То, что вырисовывается здесь в качестве горизонта твоего столетия, — это прежде всего рост сложности в большинстве областей, включая «образы жизни», повседневную реальность. И тем самым очерчивается решающая задача: сделать человечество способным адаптироваться к сверхсложным способам чувствовать, понимать и делать, которые превосходят его запросы. Как минимум, задача эта предполагает сопротивление упрощенчеству, призывам к опрощению, требованиям ясности и доходчивости, желаниям восстановить незыблемые ценности. Уже очевидно, что упрощение — нечто варварское, реакционное. «Политический класс» должен будет, он уже должен, считаться с этим требованием, если не хочет быть списанным и сгинуть, увлекая за собой все человечество.
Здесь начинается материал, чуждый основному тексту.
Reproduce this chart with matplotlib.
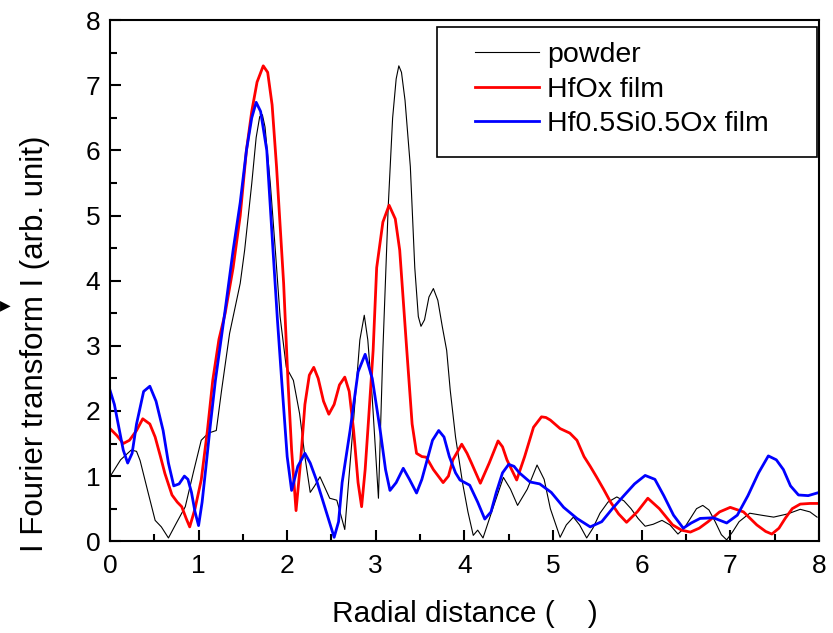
import numpy as np
import matplotlib
matplotlib.use("Agg")
import matplotlib.pyplot as plt
from matplotlib.ticker import MultipleLocator
from matplotlib.patches import Rectangle

plt.rcParams['font.family'] = ['Liberation Sans', 'DejaVu Sans']

# values
powder_x = [0.0, 0.12, 0.24, 0.3, 0.34, 0.43, 0.51, 0.58, 0.66, 0.75, 0.85, 0.94, 1.03, 1.11, 1.2,
            1.26, 1.35, 1.47, 1.52, 1.6, 1.65, 1.69, 1.72, 1.75, 1.81, 1.87, 1.92, 1.99, 2.07, 2.14,
            2.2, 2.26, 2.31, 2.37, 2.48, 2.56, 2.65, 2.74, 2.82, 2.87, 2.91, 2.96, 3.03, 3.08, 3.14,
            3.19, 3.23, 3.26, 3.29, 3.33, 3.39, 3.44, 3.48, 3.51, 3.55, 3.6, 3.65, 3.7, 3.75, 3.8,
            3.84, 3.9, 3.98, 4.04, 4.1, 4.15, 4.21, 4.32, 4.44, 4.52, 4.6, 4.71, 4.82, 4.9, 4.97,
            5.08, 5.15, 5.23, 5.3, 5.38, 5.45, 5.53, 5.62, 5.72, 5.8, 5.88, 5.96, 6.04, 6.13, 6.23,
            6.32, 6.41, 6.48, 6.55, 6.62, 6.69, 6.76, 6.83, 6.9, 6.96, 7.03, 7.1, 7.22, 7.35, 7.49,
            7.65, 7.79, 7.9, 7.98]
powder_y = [0.99, 1.25, 1.4, 1.38, 1.24, 0.75, 0.32, 0.22, 0.05, 0.28, 0.53, 1.05, 1.55, 1.66, 1.7,
            2.32, 3.19, 3.96, 4.47, 5.49, 6.2, 6.52, 6.55, 6.36, 5.49, 4.4, 3.45, 2.67, 2.47, 1.96,
            1.3, 0.75, 0.85, 0.99, 0.66, 0.63, 0.18, 1.7, 3.09, 3.47, 3.09, 2.2, 0.66, 2.93, 5.13,
            6.5, 7.1, 7.3, 7.2, 6.77, 5.75, 4.2, 3.45, 3.3, 3.4, 3.75, 3.88, 3.7, 3.3, 2.93,
            2.32, 1.6, 0.89, 0.45, 0.09, 0.17, 0.05, 0.5, 0.98, 0.8, 0.55, 0.8, 1.17, 0.95, 0.5,
            0.06, 0.25, 0.37, 0.25, 0.05, 0.2, 0.43, 0.6, 0.68, 0.62, 0.5, 0.35, 0.23, 0.26, 0.32,
            0.25, 0.11, 0.2, 0.35, 0.5, 0.55, 0.48, 0.3, 0.1, 0.02, 0.15, 0.3, 0.43, 0.4, 0.37,
            0.42, 0.49, 0.45, 0.37]

hfo_x = [0.0, 0.08, 0.15, 0.22, 0.3, 0.37, 0.45, 0.51, 0.57, 0.62, 0.7, 0.76, 0.81, 0.86, 0.9,
         0.96, 1.03, 1.1, 1.16, 1.23, 1.3, 1.39, 1.47, 1.54, 1.6, 1.66, 1.73, 1.78, 1.83, 1.88,
         1.96, 2.01, 2.05, 2.1, 2.15, 2.2, 2.25, 2.3, 2.35, 2.41, 2.47, 2.53, 2.59, 2.65, 2.7,
         2.75, 2.8, 2.84, 2.88, 2.92, 2.97, 3.01, 3.08, 3.15, 3.22, 3.27, 3.35, 3.41, 3.46, 3.52,
         3.57, 3.65, 3.76, 3.82, 3.87, 3.97, 4.03, 4.08, 4.18, 4.28, 4.38, 4.43, 4.48, 4.59, 4.68,
         4.78, 4.87, 4.92, 4.97, 5.08, 5.19, 5.27, 5.35, 5.42, 5.49, 5.57, 5.65, 5.74, 5.83, 5.95,
         6.07, 6.2, 6.35, 6.45, 6.55, 6.65, 6.75, 6.88, 7.0, 7.15, 7.3, 7.4, 7.47, 7.55, 7.62,
         7.7, 7.79, 7.9, 7.98]
hfo_y = [1.73, 1.62, 1.5, 1.55, 1.7, 1.88, 1.8, 1.6, 1.3, 1.04, 0.71, 0.6, 0.53, 0.35, 0.22,
         0.5, 0.94, 1.7, 2.47, 3.1, 3.5, 4.2, 5.0, 6.0, 6.6, 7.05, 7.3, 7.2, 6.7, 5.75,
         3.96, 2.43, 1.4, 0.47, 1.2, 2.1, 2.55, 2.67, 2.5, 2.15, 1.95, 2.1, 2.4, 2.52, 2.3,
         1.7, 0.9, 0.53, 1.1, 1.9, 2.93, 4.2, 4.9, 5.16, 4.95, 4.47, 2.93, 1.8, 1.35, 1.3,
         1.29, 1.1, 0.9, 1.0, 1.25, 1.49, 1.35, 1.2, 0.89, 1.2, 1.54, 1.45, 1.25, 0.94, 1.3,
         1.75, 1.91, 1.9, 1.86, 1.73, 1.66, 1.55, 1.3, 1.15, 0.99, 0.8, 0.6, 0.42, 0.29, 0.45,
         0.66, 0.5, 0.25, 0.17, 0.14, 0.2, 0.3, 0.45, 0.52, 0.45, 0.25, 0.15, 0.11, 0.2, 0.35,
         0.5, 0.57, 0.58, 0.58]

hfsio_x = [0.0, 0.05, 0.1, 0.15, 0.2, 0.25, 0.3, 0.38, 0.45, 0.52, 0.6, 0.66, 0.72, 0.78, 0.84,
           0.88, 0.92, 0.96, 1.0, 1.04, 1.08, 1.13, 1.19, 1.3, 1.39, 1.47, 1.54, 1.6, 1.65, 1.7,
           1.77, 1.84, 1.89, 1.94, 2.0, 2.05, 2.12, 2.2, 2.26, 2.33, 2.43, 2.53, 2.58, 2.62, 2.71,
           2.8, 2.88, 2.96, 3.05, 3.11, 3.16, 3.23, 3.31, 3.38, 3.46, 3.52, 3.58, 3.64, 3.71, 3.77,
           3.83, 3.9, 3.95, 4.06, 4.15, 4.23, 4.3, 4.36, 4.43, 4.5, 4.56, 4.62, 4.74, 4.85, 4.98,
           5.12, 5.27, 5.42, 5.55, 5.67, 5.8, 5.92, 6.04, 6.15, 6.25, 6.36, 6.47, 6.56, 6.66, 6.81,
           6.96, 7.08, 7.2, 7.32, 7.43, 7.52, 7.6, 7.68, 7.77, 7.88, 7.98]
hfsio_y = [2.32, 2.1, 1.75, 1.4, 1.2, 1.35, 1.8, 2.3, 2.38, 2.15, 1.7, 1.2, 0.85, 0.88, 1.0,
           0.95, 0.75, 0.45, 0.24, 0.6, 1.1, 1.75, 2.47, 3.55, 4.47, 5.2, 6.0, 6.5, 6.74, 6.6,
           6.0, 4.47, 3.4, 2.43, 1.3, 0.78, 1.15, 1.35, 1.2, 0.94, 0.5, 0.06, 0.3, 0.9, 1.7,
           2.6, 2.87, 2.5, 1.7, 1.1, 0.78, 0.9, 1.12, 0.95, 0.74, 0.95, 1.25, 1.55, 1.7, 1.6,
           1.3, 1.05, 0.94, 0.86, 0.6, 0.34, 0.45, 0.75, 1.05, 1.18, 1.15, 1.05, 0.91, 0.88, 0.75,
           0.52, 0.35, 0.22, 0.3, 0.5, 0.7, 0.88, 1.01, 0.95, 0.7, 0.4, 0.2, 0.28, 0.35, 0.36,
           0.28, 0.4, 0.7, 1.05, 1.31, 1.25, 1.1, 0.85, 0.71, 0.7, 0.74]

fig = plt.figure(figsize=(8.33, 6.33), dpi=100)
ax = fig.add_axes([0.132, 0.145, 0.851, 0.823])

ax.plot(powder_x, powder_y, color='black', lw=0.8, label='powder')
ax.plot(hfo_x, hfo_y, color='red', lw=2, label='HfOx film')
ax.plot(hfsio_x, hfsio_y, color='blue', lw=2, label='Hf0.5Si0.5Ox film')

ax.set_xlim(0, 8)
ax.set_ylim(0, 8)
ax.xaxis.set_major_locator(MultipleLocator(1))
ax.xaxis.set_minor_locator(MultipleLocator(0.5))
ax.yaxis.set_major_locator(MultipleLocator(1))
ax.yaxis.set_minor_locator(MultipleLocator(0.5))
ax.tick_params(which='both', direction='in', width=1.5, labelsize=19, top=False, right=False)
ax.tick_params(which='major', length=8)
ax.tick_params(axis='x', which='major', pad=9)
ax.tick_params(axis='y', which='major', pad=7)
ax.tick_params(which='minor', length=5)
for s in ax.spines.values():
    s.set_linewidth(1.5)

ax.set_xlabel('Radial distance (    )', fontsize=21.5, labelpad=16)
ax.set_ylabel('I Fourier transform I (arb. unit)', fontsize=22.5)
ax.yaxis.set_label_coords(-0.084, 0.38)

# legend box drawn separately (it is wider than its contents in the original)
ax.add_patch(Rectangle((0.4612, 0.737), 0.536, 0.2496, transform=ax.transAxes,
                       fill=True, facecolor='white', edgecolor='black', lw=1.2, zorder=4))
leg = ax.legend(loc='upper left', fontsize=20.5, frameon=False,
                handlelength=2.25, handletextpad=0.3, borderpad=0,
                labelspacing=0.3, borderaxespad=0,
                bbox_to_anchor=(0.5148, 0.958))
leg.set_zorder(5)

fig.text(0.0, 0.517, '\u25B6', fontsize=10, family='DejaVu Sans', va='center', ha='left')

fig.savefig('out.png', dpi=100)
Мало-помалу оформляется новая обстановка. В общих чертах: космос есть результат взрыва; осколки все еще разлетаются под действием исходного импульса; в пламени звезд происходит превращение элементов; жизнь звезд, как и Солнца, сочтена; шанс, что синтез первых водорослей произойдет в водной стихии на Земле, был минимальный; Человек — нечто еще менее вероятное; его мозг — самая сложная материальная организация из всех известных; машины, которые он порождает, — расширение его мозга; образуемая ими сеть станет чем-то вроде второго мозга, более сложного; последнему предстоит разрешить проблему выселения человечества с Земли, прежде чем Солнце погибнет; отбор тех, кто сможет отбыть, и тех, кто обречен на катаклизм, уже начался, проводясь по критерию «развитости».
Последний удар по нарциссизму человечества: оказывается, оно обслуживает процесс усложнения. Такова обстановка, вырастающая ныне в бессознательном юных. В твоем тоже.
9. Комментарий к сопротивлению
Давиду Рогозински
Прага, 21 июня 1985
В тексте, озаглавленном «Промежуточное тело» (ты найдешь его в третьем, апрельском, номере Pass'e-Pr'esent) Клод Лефор комментирует «1984» Оруэлла с двух главных точек зрения.
В отличие от большинства комментаторов он отказывается пренебречь самим письмом книги. Оруэлл не предлагает теоретической критики бюрократии. Роман о законченном тоталитаризме не замещает политическую теорию. Написанием литературного произведения Оруэлл подсказывает, что критика не тот жанр, который способен сопротивляться засилию бюрократии. Скорее, между ними имеется некое сродство или сообщничество. И та и другая стремятся к полному контролю над той областью, с которой соотносятся. Напротив, литературное письмо, поскольку оно требует определенных лишений, письмо художественное не может сотрудничать, даже невольно, с проектом господства или абсолютной прозрачности.